ARGUABLY MY FAVOURITE restaurant sits over the road from The Stockbridge Restaurant, so I felt like a bit of a traitor as I snuck down the stairs into this little grotto on St. Stephen’s Street. Toiling with a cold, I was close to cancelling this review, but this would test my views that good food always helps.
On first impression, the restaurant has a touch of class about it: it’s homely and cosy, yet spacious with walls adorned with rather interesting artwork. Chef/proprietor Jason Gallagher has held two AA Rosettes here for seven years, and his sterling reputation within the industry suggested we will be well fed.
The first page of the menu pays tribute to the various suppliers used by Gallagher, almost a statement of intent if you like. We perused the a la carte menu, the impressive array of dishes went hand in hand with my hankering for some good old honest cooking. It’s worth pointing out that an extremely good value-for-money set menu runs from Tuesday-Thursday, with two courses costing just £20.95, and three for £24.95 respectively. I like how it features dedicated dishes rather than watered down versions of main menu offerings, as is often the case.
I started off with braised Ox cheeks with horseradish creamed potato, Bourguignonne sauce and onion rings (£7.95). Presented with an oval-shaped bowl that brought an elegant touch of drama to proceedings, I was worried that in my current state I’d be unable to polish off this mammoth beast of a portion. However, it was such a delightful dish that failing to do so would be verging on rude. The meat was as soft as melted butter, yet still lovely and moist. I knew the sauce was top notch when the first waft of it graced my nostrils. The crispy onion rings just added a crunchy sharpness to the plate, but I didn’t quite get enough horseradish flavour from an otherwise sublime mash potato.
Sarah began with seared scallops with butternut squash puree, apple salsa with walnuts and Serrano ham (£7.95). The cooking of the scallops ensured they were the star of the show, as intended, with the walnuts adding texture and earthiness, along with the butternut squash. The zingy apple salsa was refreshingly pleasant, though I think there was too much of it on the plate.
Arguing over mains, Sarah went for the meritorious roasted rack of Hugh Grierson organic lamb, with braised flank, spinach and roasted potatoes (£24.95), while I selected mallard duck breast with confit leg, Savoy cabbage with bacon, potato terrine and jus at £21.95.
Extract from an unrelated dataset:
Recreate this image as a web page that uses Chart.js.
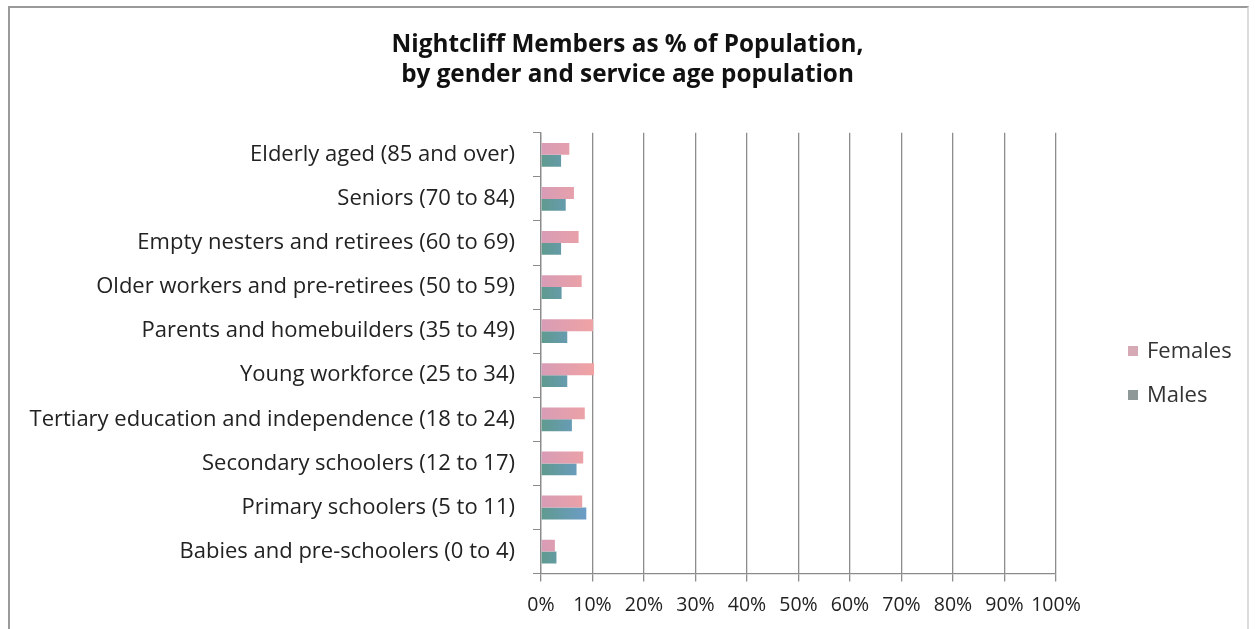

The breast was cooked medium-rare as stated, while the leg just fell from the bone; both elements being equally delicious. I thoroughly enjoyed the craftsmanship and execution of the potato terrine, while the cabbage was suitably al dente, and added some greenery. The acidity from little pieces of tomato concasse was inspired, with another rich, viscous sauce completing this super main course.
Over the table, Sarah’s rack of lamb had been expertly butchered and was perfectly pink throughout, with the verdict being that the lesser-used cut of flank was the most memorable part of the dish. The potatoes had clearly been turned by someone that had served their time in classic restaurant kitchens, with another almost lickable sauce binding this robust dish together. Maybe a hit of seasoning was lacking from the mains, but that’s being super critical.
Usually when I’m reviewing I’ll try and pick up any murmurs from other tables, and I was particularly interest by the gentleman at the table next to me, because he had ordered the grilled halibut that I’d toyed with earlier. I don’t really need to say much other than he got his dish after me, and yet devoured it before I’d finished mine.
We did wait a bit for our desserts, but I suspect that was due to a table of nine (I think) who spoke broken English being seen to; it would be extremely harsh to criticise the highly professional service we received all evening.
With my cold well and truly on the mend, I could enjoy my dessert without thinking of spending the next day in bed. Vanilla rice pudding with shortbread crumble, apple compote and cinnamon ice
cream (£6.45) was a solid dessert indeed. The rice was soft, but still had enough texture to ensure it would avoid the risk of being deemed baby food. The creamy vanilla-infused rice was offset by the sharp apple, while the cold contrast of cinnamon ice cream rounded off this well-balanced pudding.
For her final course, Sarah ordered a classic banana tart tatin with butterscotch sauce and vanilla ice cream (£6.45). The pastry had stayed crispy throughout cooking, with the bananas sporting an appealing caramelised top; the butterscotch sauce was top notch, as it wasn’t too rich and sickly sweet. The vanilla ice cream was decent, and as with my dessert, brought a cooling sensation to the palate.
Classic cooking is classic for a reason, and Jason Gallagher showed that he is a true master of it. The standard of cooking made the hearty portions even more welcome, and the setting certainly contributed to the enjoyment of our meal. It is obvious why two AA Rosettes have been maintained at The Stockbridge Restaurant for so long, and what I will leave with is that it’s the Godfather of the rather eclectic St. Stephen Street dining scene. Oh, and my cold has vanished too…
We drank... Santa Rosa malbec (£24.95). A rather light malbec, with tastes of plum and raspberry. Most sipable.